DIRECTION: The listing below should be printed exactly, every line of it. Skip the pictures.
>> Start
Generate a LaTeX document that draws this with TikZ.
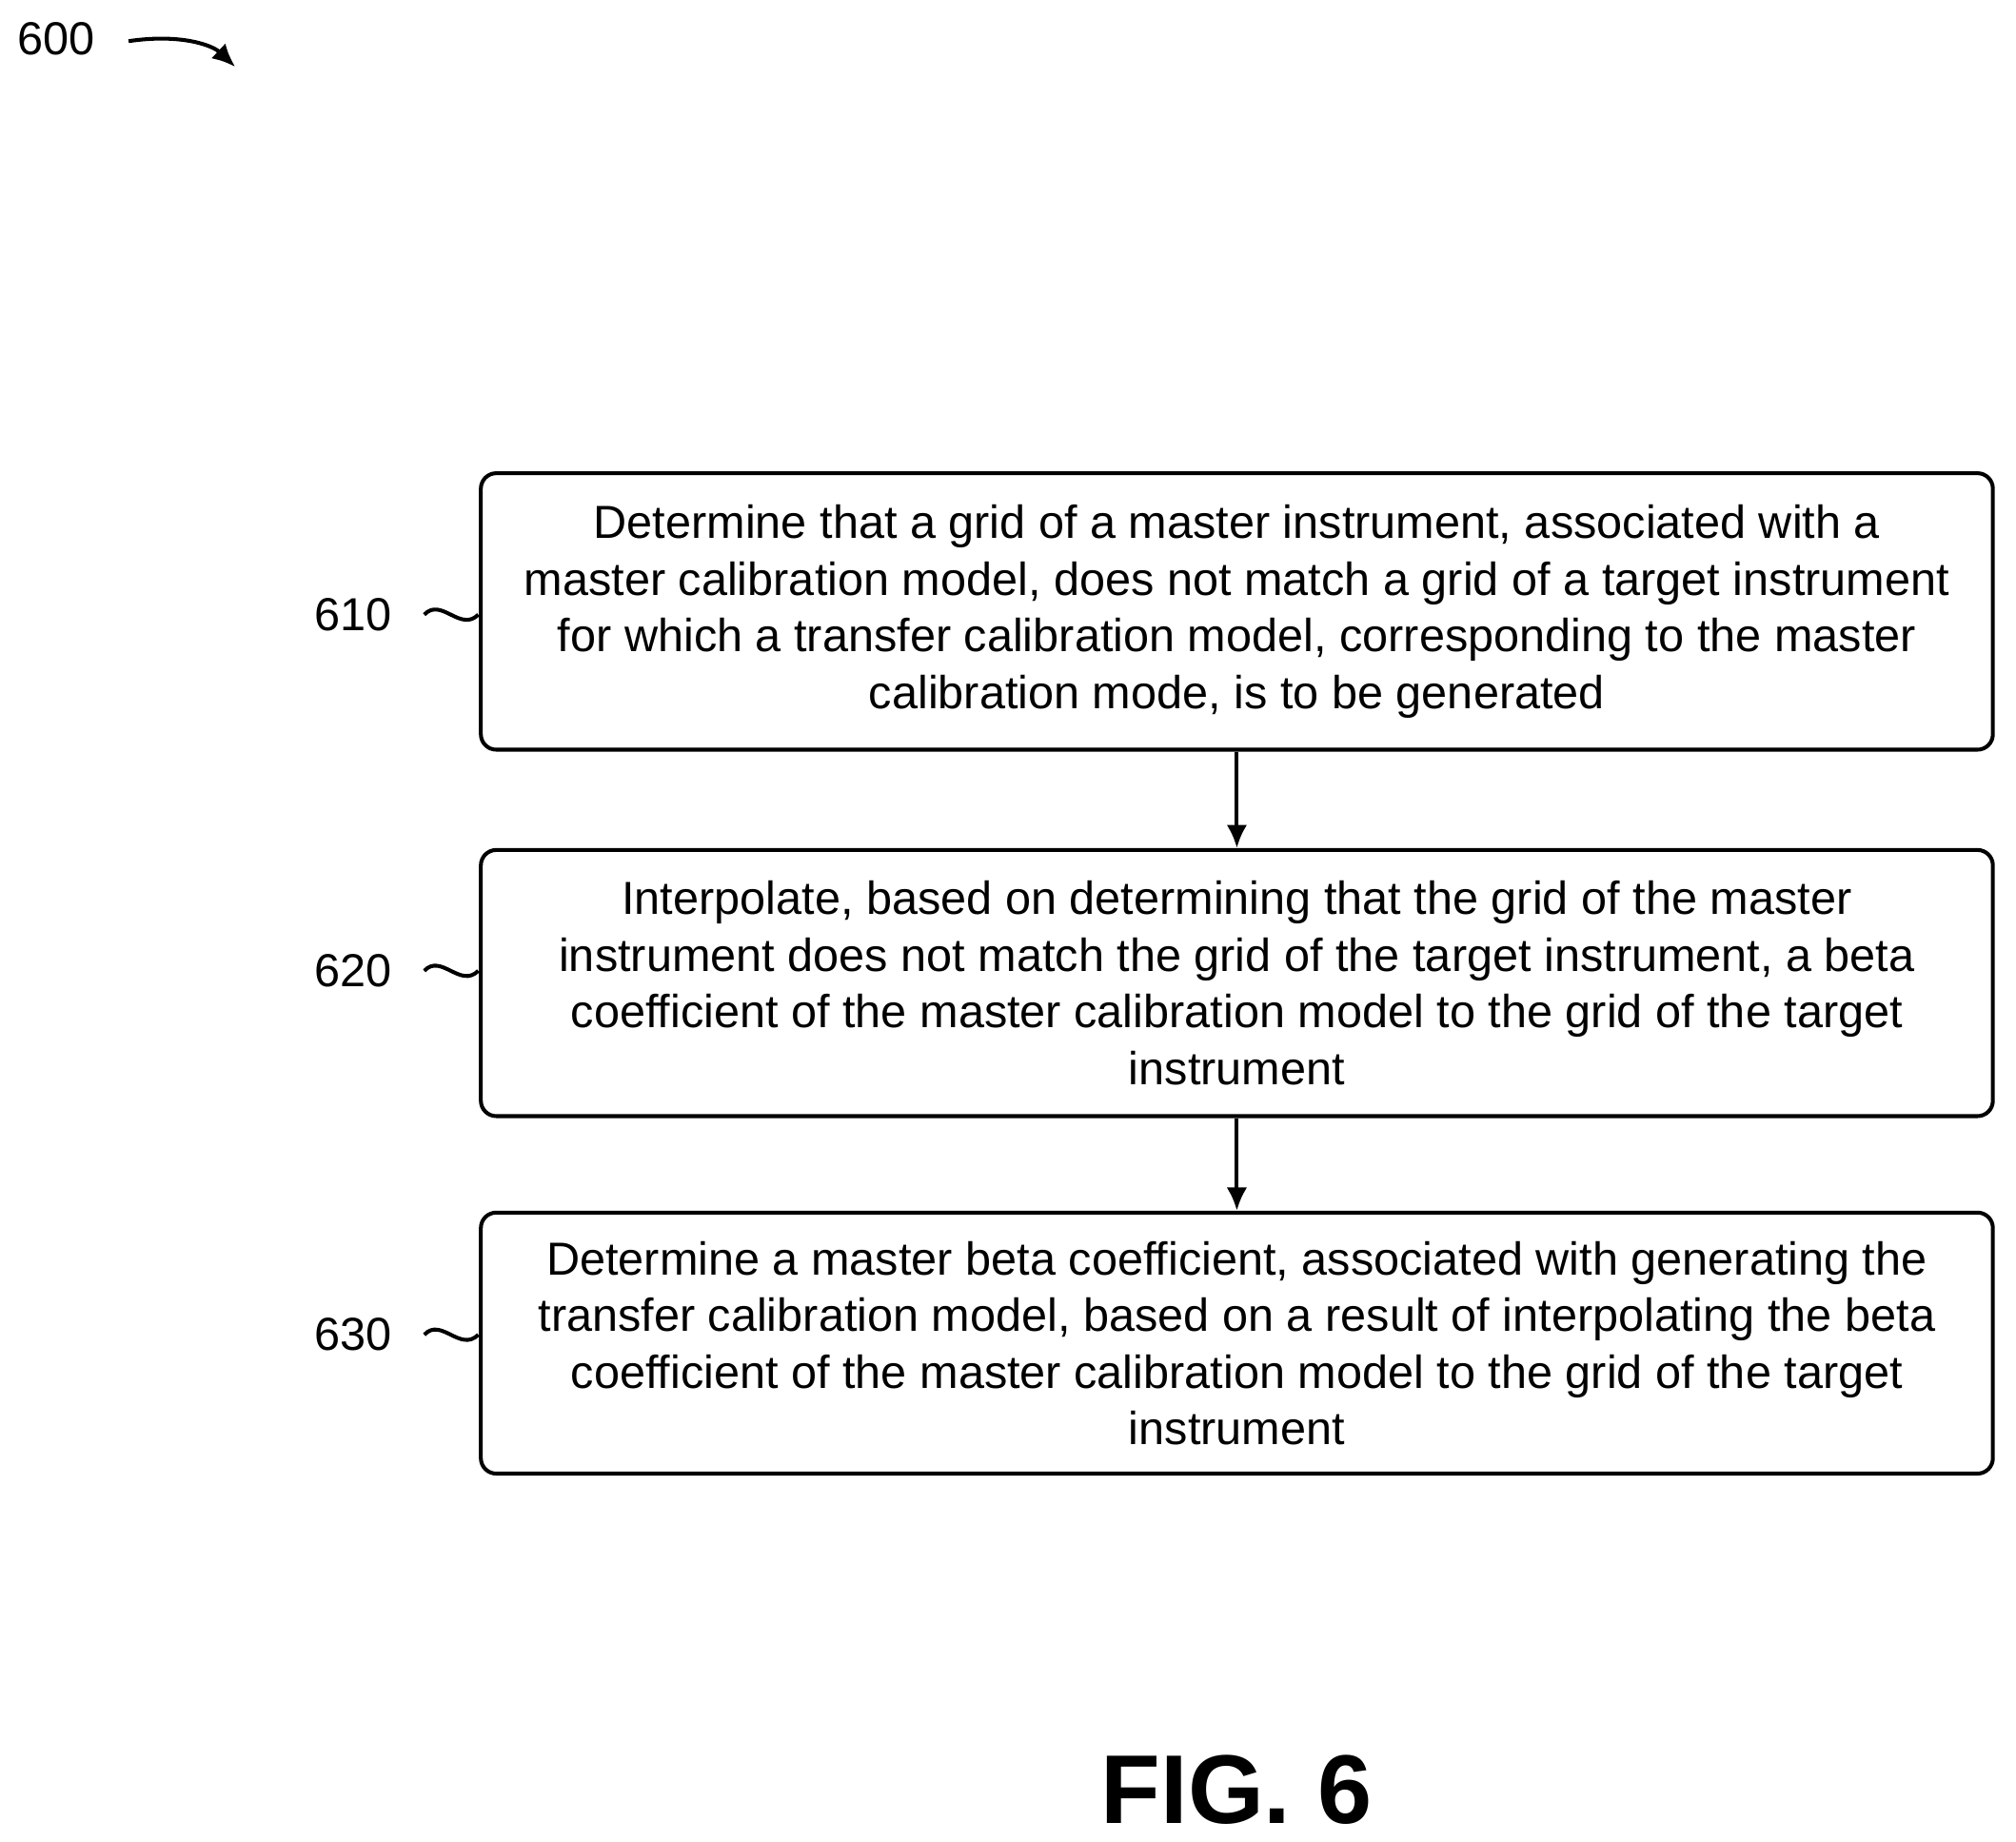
\documentclass[tikz,border=0pt]{standalone}
\usepackage{fontspec}
\setmainfont{Liberation Sans}
\usetikzlibrary{positioning,arrows.meta}

\begin{document}
\begin{tikzpicture}[x=0.5pt,y=-0.5pt,
  stepbox/.style={rectangle,draw,line width=1.5pt,rounded corners=6pt,minimum width=588pt,
    align=center,font=\fontsize{18}{22}\selectfont,inner sep=0pt},
  lbl/.style={font=\fontsize{18}{22}\selectfont},
  flow/.style={-{Latex[length=9pt,width=8pt]},line width=1.5pt},
  tilde/.style={line width=1.5pt},
]
\useasboundingbox (0,0) rectangle (1568,1432);

\node[lbl] (fig) at (44,30) {600};
\draw[flow] (100,32) .. controls (140,26) and (165,35) .. (183,52);

%% Steps
\node[stepbox,minimum height=107.5pt] (s610) at (962,475.5) {Determine that a grid of a master instrument, associated with a\\ master calibration model, does not match a grid of a target instrument\\ for which a transfer calibration model, corresponding to the master\\ calibration mode, is to be generated};
\node[stepbox,minimum height=103.5pt] (s620) at (962,764.5) {Interpolate, based on determining that the grid of the master\\ instrument does not match the grid of the target instrument, a beta\\ coefficient of the master calibration model to the grid of the target\\ instrument};
\node[stepbox,minimum height=101.5pt] (s630) at (962,1044.5) {Determine a master beta coefficient, associated with generating the\\ transfer calibration model, based on a result of interpolating the beta\\ coefficient of the master calibration model to the grid of the target\\ instrument};

\draw[flow] (s610) -- (s620);
\draw[flow] (s620) -- (s630);

%% Reference numerals
\foreach \n/\y in {610/478,620/755,630/1038}{
  \node[lbl,anchor=east] (l\n) at (312,\y) {\n};
  \draw[tilde] (330,\y) .. controls (343,\y-14) and (358,\y+14) .. (372,\y);
}

\node[font=\bfseries\fontsize{38}{44}\selectfont] (caption) at (962,1392) {FIG. 6};
\end{tikzpicture}
\end{document}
>> End
OUTPUT OF THE EXERCISE:
Generate a LaTeX document that draws this with TikZ.
\documentclass[tikz,border=0pt]{standalone}
\usepackage{fontspec}
\setmainfont{Liberation Sans}
\usetikzlibrary{positioning,arrows.meta}

\begin{document}
\begin{tikzpicture}[x=0.5pt,y=-0.5pt,
  stepbox/.style={rectangle,draw,line width=1.5pt,rounded corners=6pt,minimum width=588pt,
    align=center,font=\fontsize{18}{22}\selectfont,inner sep=0pt},
  lbl/.style={font=\fontsize{18}{22}\selectfont},
  flow/.style={-{Latex[length=9pt,width=8pt]},line width=1.5pt},
  tilde/.style={line width=1.5pt},
]
\useasboundingbox (0,0) rectangle (1568,1432);

\node[lbl] (fig) at (44,30) {600};
\draw[flow] (100,32) .. controls (140,26) and (165,35) .. (183,52);

%% Steps
\node[stepbox,minimum height=107.5pt] (s610) at (962,475.5) {Determine that a grid of a master instrument, associated with a\\ master calibration model, does not match a grid of a target instrument\\ for which a transfer calibration model, corresponding to the master\\ calibration mode, is to be generated};
\node[stepbox,minimum height=103.5pt] (s620) at (962,764.5) {Interpolate, based on determining that the grid of the master\\ instrument does not match the grid of the target instrument, a beta\\ coefficient of the master calibration model to the grid of the target\\ instrument};
\node[stepbox,minimum height=101.5pt] (s630) at (962,1044.5) {Determine a master beta coefficient, associated with generating the\\ transfer calibration model, based on a result of interpolating the beta\\ coefficient of the master calibration model to the grid of the target\\ instrument};

\draw[flow] (s610) -- (s620);
\draw[flow] (s620) -- (s630);

%% Reference numerals
\foreach \n/\y in {610/478,620/755,630/1038}{
  \node[lbl,anchor=east] (l\n) at (312,\y) {\n};
  \draw[tilde] (330,\y) .. controls (343,\y-14) and (358,\y+14) .. (372,\y);
}

\node[font=\bfseries\fontsize{38}{44}\selectfont] (caption) at (962,1392) {FIG. 6};
\end{tikzpicture}
\end{document}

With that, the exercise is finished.